案例背景
借贷业务是大多数银行重要的资金来源,通过资金的流动赚取利润,例如将吸引用户办理定期存款,将存款转化为贷款出借给需求方赚取利息作为利润。提高存贷款流动性即为银行开展业务的基本逻辑。
本案例中的银行为Thera Bank,该银行大多数业务为储蓄业务,为了将存款用户更多地转化为贷款客户,银行去年为存量客户开展了一项推广活动,有部分客户增加了贷款业务。本数据集记录的就是参与了此次活动的用户信息
该类分析能够帮助零售营销部门制定精准营销策略,以尽可能少的资源触达客户提高获客成功率。

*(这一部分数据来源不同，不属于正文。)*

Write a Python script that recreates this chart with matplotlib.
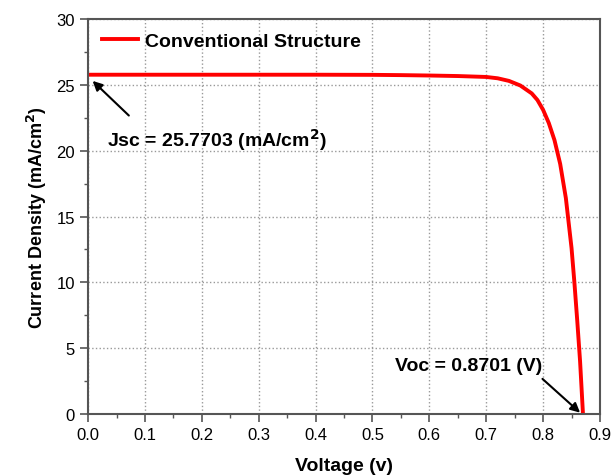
import matplotlib.pyplot as plt
from matplotlib.ticker import MultipleLocator

plt.rcParams['font.family'] = ['Liberation Sans', 'DejaVu Sans']

# J-V curve
voltage = [0.0, 0.1, 0.2, 0.3, 0.4, 0.5, 0.55, 0.6, 0.65, 0.7, 0.72, 0.74, 0.76,
           0.78, 0.79, 0.80, 0.81, 0.82, 0.83, 0.84, 0.85, 0.855, 0.86, 0.865, 0.8701]
current = [25.77, 25.77, 25.77, 25.77, 25.77, 25.76, 25.74, 25.71, 25.67, 25.6, 25.5,
           25.3, 24.95, 24.35, 23.85, 23.1, 22.1, 20.8, 19.0, 16.4, 12.6, 10.0, 7.1, 4.0, 0.0]
series_label = 'Conventional Structure'
jsc_text = 'Jsc = 25.7703 (mA/cm$^\\mathbf{2}$)'
voc_text = 'Voc = 0.8701 (V)'

fig = plt.figure(figsize=(6.16, 4.77), dpi=100)
ax = fig.add_axes([0.143, 0.130, 0.831, 0.828])

ax.plot(voltage, current, color='#ff0000', lw=2.8, label=series_label)

ax.set_xlim(0, 0.9)
ax.set_ylim(0, 30)
ax.xaxis.set_major_locator(MultipleLocator(0.1))
ax.xaxis.set_minor_locator(MultipleLocator(0.05))
ax.yaxis.set_major_locator(MultipleLocator(5))
ax.yaxis.set_minor_locator(MultipleLocator(2.5))
ax.set_xticklabels([f'{v:.1f}' for v in ax.get_xticks()])
ax.tick_params(which='both', direction='out', color='#555555', labelsize=12, top=False, right=False)
ax.tick_params(which='major', length=6, width=1.2)
ax.tick_params(which='minor', length=3, width=1.0)
ax.grid(True, which='major', ls=':', color='#999999', lw=1.0)
for s in ax.spines.values():
    s.set_color('#555555')
    s.set_linewidth(1.5)

ax.set_xlabel('Voltage (v)', fontsize=14, fontweight='bold', labelpad=11)
ax.set_ylabel('Current Density (mA/cm$^\\mathbf{2}$)', fontsize=13, fontweight='bold', labelpad=5)

ax.legend(loc='upper left', frameon=False, prop={'weight': 'bold', 'size': 14},
          handlelength=1.85, handletextpad=0.4, borderaxespad=0.3, bbox_to_anchor=(0.0, 1.0))

ax.annotate(jsc_text, xy=(0.008, 25.3), xytext=(0.033, 20.9), fontsize=14, fontweight='bold',
            va='center', ha='left',
            arrowprops=dict(arrowstyle='-|>', color='black', lw=1.5, mutation_scale=14,
                            shrinkA=0, shrinkB=0, relpos=(0.1, 1.4)))
ax.annotate(voc_text, xy=(0.865, 0.1), xytext=(0.54, 3.7), fontsize=14, fontweight='bold',
            va='center', ha='left',
            arrowprops=dict(arrowstyle='-|>', color='black', lw=1.5, mutation_scale=14,
                            shrinkA=0, shrinkB=0, relpos=(1.0, -0.3)))

fig.savefig('out.png', dpi=100)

该部门希望识别出更有可能购买贷款的潜在客户,提高转化成功率,同时降低广告费用。
使用mysql读取csv数据
READ DATA LOCAL INFILE 'E:\bank_personal_loan_modelling.csv' INTO TABLE bank.loan FIELDS TERMINATED BY ',';
Q1.本次推广活动的效果如何
SELECT
personal_loan,
COUNT(personal_loan) AS Count,
CONCAT(ROUND(COUNT(personal_loan)/(SELECT COUNT(*) FROM loan)*100,1),'%') AS Percentage
FROM loan
GROUP BY personal_loan;
在对于参与本次活动的5000名用户中,共有480名用户被转化为贷款对象,占整体的9.6%,接下来的分析都围绕着这480名贷款用户展开
Q2.申请贷款的用户年龄分布是什么样的
SELECT MIN(age), MAX(age) FROM loan; # Check the upper bound and lower bound of age
ALTER TABLE loan ADD COLUMN age_group VARCHAR(255); # adding column
UPDATE loan SET age_group = CASE # binning
WHEN age >=20 AND Age <=29 THEN '20-30'
WHEN Age >=30 AND Age <=39 THEN '30-40'
WHEN Age >=40 AND Age <=49 THEN '40-50'
WHEN Age >=50 AND Age <=59 THEN '50-60'
else '60-70'
END;
SELECT
age_group AS Age_Group,
COUNT(personal_loan) AS Counts,
CONCAT(ROUND(COUNT(personal_loan)/(SELECT COUNT(*) FROM loan WHERE personal_loan = 1)*100,1),'%') AS Percentage
FROM loan
WHERE personal_loan = 1
GROUP BY age_group WITH ROLLUP;
在这里为了增强查询语句的可读性,首先通过ALTER和UPDATE语句增加一栏对年龄进行分组,而后展开分析。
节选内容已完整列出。